The agreement averages to about $545 million per year, which is nearly double the average of the NCAA's current contracts for television and marketing rights (about $237 million per year) and higher than the reported expectations for the new contract (about $400 million per year).

Annual payments to the NCAA under the new contract will start at about $360 million, a 20 percent increase over the final year of the existing contract.

"Obviously, we are not a nonprofit organization," Moonves said. "We are investing a great deal of money in this, but we feel we're in a brave, new world now. The Internet [and] all the different opportunities afford us great opportunities to provide additional sources of revenue. We're entering into this agreement fully expecting to make a profit at the end of the term of this agreement."

The agreement also contains financial-incentive opportunities for the NCAA and an option for the NCAA to renegotiate after eight years.

CBS' pact comes a week after the network lost its NASCAR rights, beginning in 2001, to Fox, NBC and Turner. Those three networks will pay a total of $2.4 billion for a six-year NASCAR contract.

"NASCAR was important to us," McManus said. "Quite frankly, we don't place the NASCAR package in the same category whatsoever as the NCAA men's basketball championship.

"We made an evaluation of what NASCAR was worth. Two other networks [Fox and NBC] thought it was worth a lot more money than we did, which is fine, and they got the rights. Apparantly, we thought the NCAA championship was worth more than other people and we got the rights for this event.

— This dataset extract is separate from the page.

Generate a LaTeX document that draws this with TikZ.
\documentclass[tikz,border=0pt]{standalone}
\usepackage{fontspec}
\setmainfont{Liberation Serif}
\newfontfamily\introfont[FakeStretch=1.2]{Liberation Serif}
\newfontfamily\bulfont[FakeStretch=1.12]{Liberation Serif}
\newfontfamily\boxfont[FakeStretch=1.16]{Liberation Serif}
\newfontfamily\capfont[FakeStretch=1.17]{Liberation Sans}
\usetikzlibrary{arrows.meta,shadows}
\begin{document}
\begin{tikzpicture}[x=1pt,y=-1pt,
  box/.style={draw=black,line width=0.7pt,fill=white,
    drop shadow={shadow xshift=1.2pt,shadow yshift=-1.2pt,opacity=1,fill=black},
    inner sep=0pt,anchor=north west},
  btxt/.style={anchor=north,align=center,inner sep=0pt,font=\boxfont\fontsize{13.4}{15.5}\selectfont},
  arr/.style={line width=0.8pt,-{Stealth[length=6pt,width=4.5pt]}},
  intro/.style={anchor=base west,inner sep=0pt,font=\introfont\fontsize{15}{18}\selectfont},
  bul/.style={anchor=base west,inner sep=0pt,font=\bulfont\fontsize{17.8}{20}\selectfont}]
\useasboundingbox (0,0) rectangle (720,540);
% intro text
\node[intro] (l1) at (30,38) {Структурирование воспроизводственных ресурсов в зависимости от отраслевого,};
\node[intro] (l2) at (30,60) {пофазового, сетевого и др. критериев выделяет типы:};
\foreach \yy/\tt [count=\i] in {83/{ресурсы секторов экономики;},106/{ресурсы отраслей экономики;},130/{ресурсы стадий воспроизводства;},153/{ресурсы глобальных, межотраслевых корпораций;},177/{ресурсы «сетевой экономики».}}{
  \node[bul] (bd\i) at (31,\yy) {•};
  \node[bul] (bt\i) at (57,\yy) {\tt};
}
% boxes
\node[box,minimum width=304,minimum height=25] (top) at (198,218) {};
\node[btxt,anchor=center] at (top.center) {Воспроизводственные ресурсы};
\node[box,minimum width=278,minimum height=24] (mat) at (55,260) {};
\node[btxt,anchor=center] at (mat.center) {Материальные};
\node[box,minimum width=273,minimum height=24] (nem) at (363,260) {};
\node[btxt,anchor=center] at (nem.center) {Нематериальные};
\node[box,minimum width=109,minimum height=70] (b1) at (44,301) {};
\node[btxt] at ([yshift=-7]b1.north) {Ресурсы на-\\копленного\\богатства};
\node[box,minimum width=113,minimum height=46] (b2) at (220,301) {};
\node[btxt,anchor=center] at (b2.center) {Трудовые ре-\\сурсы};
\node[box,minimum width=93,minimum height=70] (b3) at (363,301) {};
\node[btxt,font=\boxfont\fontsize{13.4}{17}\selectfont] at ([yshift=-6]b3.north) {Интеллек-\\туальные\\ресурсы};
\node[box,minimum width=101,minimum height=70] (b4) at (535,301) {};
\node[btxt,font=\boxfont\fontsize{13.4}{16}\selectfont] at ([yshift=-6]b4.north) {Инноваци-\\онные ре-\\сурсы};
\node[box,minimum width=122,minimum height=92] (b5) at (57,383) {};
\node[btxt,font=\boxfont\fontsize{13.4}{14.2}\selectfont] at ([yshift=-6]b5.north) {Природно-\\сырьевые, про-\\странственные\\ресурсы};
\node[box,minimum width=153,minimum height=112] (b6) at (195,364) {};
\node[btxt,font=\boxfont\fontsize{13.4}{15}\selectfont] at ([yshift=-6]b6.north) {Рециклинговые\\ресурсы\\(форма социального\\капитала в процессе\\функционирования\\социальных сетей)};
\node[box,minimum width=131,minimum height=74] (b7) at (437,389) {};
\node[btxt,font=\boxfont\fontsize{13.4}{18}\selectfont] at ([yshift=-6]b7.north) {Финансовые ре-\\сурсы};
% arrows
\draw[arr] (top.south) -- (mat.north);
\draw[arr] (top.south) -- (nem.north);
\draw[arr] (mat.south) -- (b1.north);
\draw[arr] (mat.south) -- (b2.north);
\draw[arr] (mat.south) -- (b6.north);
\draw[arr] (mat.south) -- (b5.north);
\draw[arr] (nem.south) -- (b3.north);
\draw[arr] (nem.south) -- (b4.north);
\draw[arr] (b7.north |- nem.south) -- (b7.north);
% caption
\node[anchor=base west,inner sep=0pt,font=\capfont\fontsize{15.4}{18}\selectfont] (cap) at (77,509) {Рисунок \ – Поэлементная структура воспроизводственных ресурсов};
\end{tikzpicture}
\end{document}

"We based our bid not on what we thought Fox or ABC was going to bid. We based our bid on the value that we placed on this great event. And if we placed more value on that event financially, so be it. That's how negotiations go. If we had placed more value on NASCAR, we would have gotten the NASCAR rights also, but we didn't place as much value on it.

McManus said CBS considers the tournament extremely valuable.

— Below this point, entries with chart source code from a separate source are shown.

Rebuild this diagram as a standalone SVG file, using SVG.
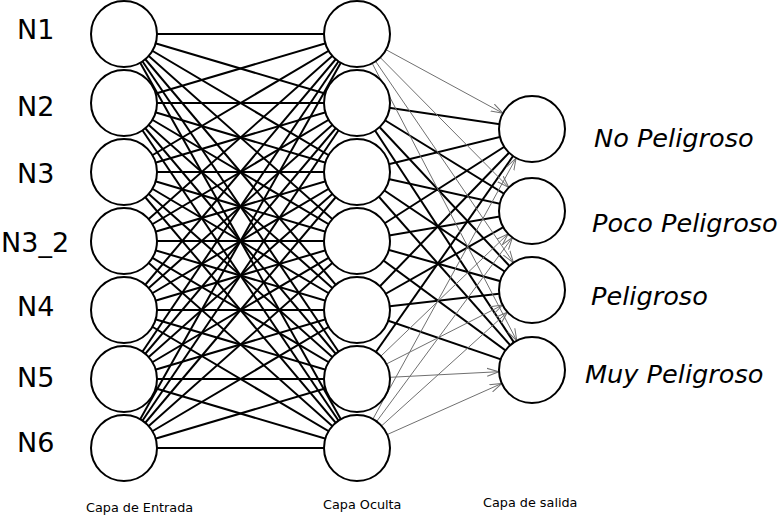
<svg xmlns="http://www.w3.org/2000/svg" width="781" height="516" viewBox="0 0 781 516">
<style>
.w{stroke:#000;stroke-width:2;fill:none}
.t{stroke:#707070;stroke-width:1;fill:none;marker-end:url(#ah)}
.n{fill:#fff;stroke:#000;stroke-width:2}
.lab{font-family:"DejaVu Sans",sans-serif;font-size:27px;fill:#000}
.out{font-family:"DejaVu Sans",sans-serif;font-size:25.6px;font-style:italic;fill:#000}
.cap{font-family:"DejaVu Sans",sans-serif;font-size:12.8px;fill:#000}
</style>
<defs>
<marker id="ah" viewBox="0 0 12 10" refX="12" refY="5" markerWidth="12" markerHeight="10" markerUnits="userSpaceOnUse" orient="auto">
<path d="M0,1 L12,5 L0,9" fill="none" stroke="#707070" stroke-width="1"/>
</marker>
</defs>
<rect width="781" height="516" fill="#fff"/>
<g id="connectors">
<g class="w">
<line x1="124" y1="34" x2="357" y2="34"/><line x1="124" y1="34" x2="357" y2="103"/><line x1="124" y1="34" x2="357" y2="172"/><line x1="124" y1="34" x2="357" y2="241"/><line x1="124" y1="34" x2="357" y2="310"/><line x1="124" y1="34" x2="357" y2="379"/><line x1="124" y1="34" x2="357" y2="448"/>
<line x1="124" y1="103" x2="357" y2="34"/><line x1="124" y1="103" x2="357" y2="103"/><line x1="124" y1="103" x2="357" y2="172"/><line x1="124" y1="103" x2="357" y2="241"/><line x1="124" y1="103" x2="357" y2="310"/><line x1="124" y1="103" x2="357" y2="379"/><line x1="124" y1="103" x2="357" y2="448"/>
<line x1="124" y1="172" x2="357" y2="34"/><line x1="124" y1="172" x2="357" y2="103"/><line x1="124" y1="172" x2="357" y2="172"/><line x1="124" y1="172" x2="357" y2="241"/><line x1="124" y1="172" x2="357" y2="310"/><line x1="124" y1="172" x2="357" y2="379"/><line x1="124" y1="172" x2="357" y2="448"/>
<line x1="124" y1="241" x2="357" y2="34"/><line x1="124" y1="241" x2="357" y2="103"/><line x1="124" y1="241" x2="357" y2="172"/><line x1="124" y1="241" x2="357" y2="241"/><line x1="124" y1="241" x2="357" y2="310"/><line x1="124" y1="241" x2="357" y2="379"/><line x1="124" y1="241" x2="357" y2="448"/>
<line x1="124" y1="310" x2="357" y2="34"/><line x1="124" y1="310" x2="357" y2="103"/><line x1="124" y1="310" x2="357" y2="172"/><line x1="124" y1="310" x2="357" y2="241"/><line x1="124" y1="310" x2="357" y2="310"/><line x1="124" y1="310" x2="357" y2="379"/><line x1="124" y1="310" x2="357" y2="448"/>
<line x1="124" y1="379" x2="357" y2="34"/><line x1="124" y1="379" x2="357" y2="103"/><line x1="124" y1="379" x2="357" y2="172"/><line x1="124" y1="379" x2="357" y2="241"/><line x1="124" y1="379" x2="357" y2="310"/><line x1="124" y1="379" x2="357" y2="379"/><line x1="124" y1="379" x2="357" y2="448"/>
<line x1="124" y1="448" x2="357" y2="34"/><line x1="124" y1="448" x2="357" y2="103"/><line x1="124" y1="448" x2="357" y2="172"/><line x1="124" y1="448" x2="357" y2="241"/><line x1="124" y1="448" x2="357" y2="310"/><line x1="124" y1="448" x2="357" y2="379"/><line x1="124" y1="448" x2="357" y2="448"/>
<line x1="357" y1="103" x2="532" y2="129"/><line x1="357" y1="103" x2="532" y2="211"/><line x1="357" y1="103" x2="532" y2="290"/><line x1="357" y1="103" x2="532" y2="370"/>
<line x1="357" y1="172" x2="532" y2="129"/><line x1="357" y1="172" x2="532" y2="211"/><line x1="357" y1="172" x2="532" y2="290"/><line x1="357" y1="172" x2="532" y2="370"/>
<line x1="357" y1="241" x2="532" y2="129"/><line x1="357" y1="241" x2="532" y2="211"/><line x1="357" y1="241" x2="532" y2="290"/><line x1="357" y1="241" x2="532" y2="370"/>
<line x1="357" y1="310" x2="532" y2="129"/><line x1="357" y1="310" x2="532" y2="211"/><line x1="357" y1="310" x2="532" y2="290"/><line x1="357" y1="310" x2="532" y2="370"/>
<line x1="357" y1="379" x2="532" y2="129"/>
</g>
<g>
<line class="t" x1="386" y1="49.7" x2="503" y2="113.3"/>
<line class="t" x1="380.2" y1="57.5" x2="508.8" y2="187.5"/>
<line class="t" x1="375.6" y1="61.3" x2="513.4" y2="262.7"/>
<line class="t" x1="372.2" y1="63.3" x2="516.8" y2="340.7"/>
<line class="t" x1="380.8" y1="356.2" x2="508.2" y2="233.8"/>
<line class="t" x1="386.4" y1="364" x2="502.6" y2="305"/>
<line class="t" x1="390" y1="377.3" x2="499" y2="371.7"/>
<line class="t" x1="372.9" y1="419.1" x2="516.1" y2="158.1"/>
<line class="t" x1="376.6" y1="421.5" x2="512.4" y2="237.5"/>
<line class="t" x1="381.5" y1="425.9" x2="507.5" y2="312.1"/>
<line class="t" x1="387.1" y1="434.6" x2="501.9" y2="383.4"/>
</g>
</g>
<g id="in1"><circle class="n" cx="124" cy="34" r="33"/><text class="lab" x="17" y="39">N1</text></g>
<g id="in2"><circle class="n" cx="124" cy="103" r="33"/><text class="lab" x="17" y="116">N2</text></g>
<g id="in3"><circle class="n" cx="124" cy="172" r="33"/><text class="lab" x="17" y="183">N3</text></g>
<g id="in4"><circle class="n" cx="124" cy="241" r="33"/><text class="lab" x="1" y="252">N3_2</text></g>
<g id="in5"><circle class="n" cx="124" cy="310" r="33"/><text class="lab" x="17" y="316">N4</text></g>
<g id="in6"><circle class="n" cx="124" cy="379" r="33"/><text class="lab" x="17" y="387">N5</text></g>
<g id="in7"><circle class="n" cx="124" cy="448" r="33"/><text class="lab" x="17" y="452">N6</text></g>
<g id="h1"><circle class="n" cx="357" cy="34" r="33"/></g>
<g id="h2"><circle class="n" cx="357" cy="103" r="33"/></g>
<g id="h3"><circle class="n" cx="357" cy="172" r="33"/></g>
<g id="h4"><circle class="n" cx="357" cy="241" r="33"/></g>
<g id="h5"><circle class="n" cx="357" cy="310" r="33"/></g>
<g id="h6"><circle class="n" cx="357" cy="379" r="33"/></g>
<g id="h7"><circle class="n" cx="357" cy="448" r="33"/></g>
<g id="o1"><circle class="n" cx="532" cy="129" r="33"/><text class="out" x="594" y="147">No Peligroso</text></g>
<g id="o2"><circle class="n" cx="532" cy="211" r="33"/><text class="out" x="592" y="232">Poco Peligroso</text></g>
<g id="o3"><circle class="n" cx="532" cy="290" r="33"/><text class="out" x="591" y="305">Peligroso</text></g>
<g id="o4"><circle class="n" cx="532" cy="370" r="33"/><text class="out" x="585" y="383">Muy Peligroso</text></g>
<g id="captions">
<text class="cap" x="86" y="512">Capa de Entrada</text>
<text class="cap" x="323" y="509">Capa Oculta</text>
<text class="cap" x="483" y="507">Capa de salida</text>
</g>
</svg>
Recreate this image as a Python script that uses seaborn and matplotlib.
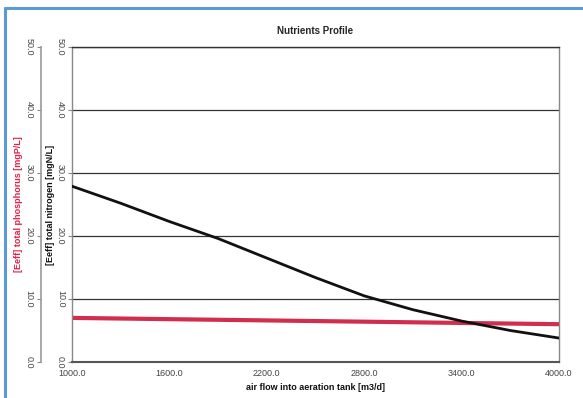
import matplotlib
matplotlib.use("Agg")
import matplotlib.pyplot as plt
import seaborn as sns
import pandas as pd
from matplotlib.ticker import FormatStrFormatter
from matplotlib.lines import Line2D

# data
air_flow_n = [1000, 1300, 1600, 1900, 2200, 2500, 2800, 3100, 3400, 3700, 4000]
nitrogen = [27.9, 25.2, 22.3, 19.6, 16.5, 13.4, 10.5, 8.3, 6.5, 5.0, 3.8]
air_flow_p = [1000, 1600, 2200, 2800, 3400, 4000]
phosphorus = [7.0, 6.8, 6.6, 6.4, 6.2, 6.0]
x_ticks = [1000, 1600, 2200, 2800, 3400, 4000]
y_ticks = [0, 10, 20, 30, 40, 50]

title = "Nutrients Profile"
xlabel = "air flow into aeration tank [m3/d]"
ylabel_n = "[Eeff] total nitrogen [mgN/L]"
ylabel_p = "[Eeff] total phosphorus [mgP/L]"

sns.set_style("white")
plt.rcParams['font.family'] = ['Liberation Sans', 'DejaVu Sans']

fig = plt.figure(figsize=(5.83, 3.98), dpi=100)
ax = fig.add_axes([72/583, 1-362/398, (559-72)/583, (362-47)/398])

df_n = pd.DataFrame({"x": air_flow_n, "y": nitrogen})
df_p = pd.DataFrame({"x": air_flow_p, "y": phosphorus})

ax2 = ax.twinx()
sns.lineplot(data=df_p, x="x", y="y", ax=ax2, color="#cc1638", lw=3.0, alpha=0.9)
sns.lineplot(data=df_n, x="x", y="y", ax=ax, color="#111111", lw=2.0, zorder=5)
ax.set_zorder(ax2.get_zorder() + 1)
ax.patch.set_visible(False)

for a in (ax, ax2):
    a.set_ylim(0, 50)
    a.set_yticks(y_ticks)
    a.yaxis.set_major_formatter(FormatStrFormatter('%.1f'))
ax.set_xlim(1000, 4000)
ax.set_xticks(x_ticks)
ax.xaxis.set_major_formatter(FormatStrFormatter('%.1f'))

ax.grid(axis='y', color='#333333', lw=0.9)
for s in ax.spines.values():
    s.set_color('#888888'); s.set_linewidth(1.0)
ax.spines['top'].set_color('#333333')
ax.spines['bottom'].set_color('#555555'); ax.spines['bottom'].set_linewidth(1.5)

ax2.spines['left'].set_position(('outward', 22.5))
ax2.spines['left'].set_visible(True)
ax2.spines['left'].set_color('#999999')
ax2.spines['left'].set_linewidth(1.2)
ax2.spines['right'].set_visible(False)
ax2.spines['top'].set_visible(False)
ax2.spines['bottom'].set_visible(False)
ax2.yaxis.set_ticks_position('left')
ax2.yaxis.set_label_position('left')

tick_kw = dict(labelsize=6.5, labelcolor='#444444', length=3, color='#888888', pad=2)
ax.tick_params(axis='y', **tick_kw)
ax2.tick_params(axis='y', **tick_kw)
ax.tick_params(axis='x', labelsize=6.5, labelcolor='#444444', length=2, color='#888888', pad=3)
for lab in ax.get_yticklabels() + ax2.get_yticklabels():
    lab.set_rotation(270)
    lab.set_va('center')

ax.set_xlabel(xlabel, fontsize=6.5, fontweight='bold', labelpad=4, color='#111111')
ax.set_ylabel(ylabel_n, fontsize=6.5, fontweight='bold', labelpad=1, color='#111111')
ax2.set_ylabel(ylabel_p, fontsize=6.5, fontweight='bold', labelpad=1, color='#e0204a')
ax.set_title(title, fontsize=7, fontweight='bold', pad=9)

# blue frame of the source image
fig.add_artist(Line2D([5/583, 5/583], [0, 1-8/398], transform=fig.transFigure, color='#5b9bd5', lw=2.2))
fig.add_artist(Line2D([5/583, 1], [1-8/398, 1-8/398], transform=fig.transFigure, color='#5b9bd5', lw=2.2))

fig.savefig("out.png", dpi=100)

"There is no more important event at CBS - not just CBS Sports but the CBS corporation - than the men's basketball championship," he said. "I will tell you that corporately, there has been no higher priority during the past year than renewing this relationship."

NCAA's agreement with CBS is yet another defeat for Disney-owned ABC and ESPN, losers also in the NASCAR race last week. The news could get worse for ESPN, which is in a legal fight with Major League Baseball to keep that contract. The two sides are scheduled to go to court on Dec. 6.

Disney, which will air nearly 300 college basketball games this year, made formal presentations to NCAA officials this week, as did CBS and Fox.

"We did not know what they [the competitors] were doing. But judging from the past history of Fox, they generally go pretty high," Moonves said. "So we knew they would put in a substantial offer as would some of the other competitors. We basically had a game plan to come in at a certain level, where we could go and we felt comfortable going. And we sort of were around that level."

McManus said CBS' bid was fair to both sides. "We made what we consider a very reasonable bid, a fair bid, that allows us hopefully to make a profit and enables the NCAA to take the next step financially."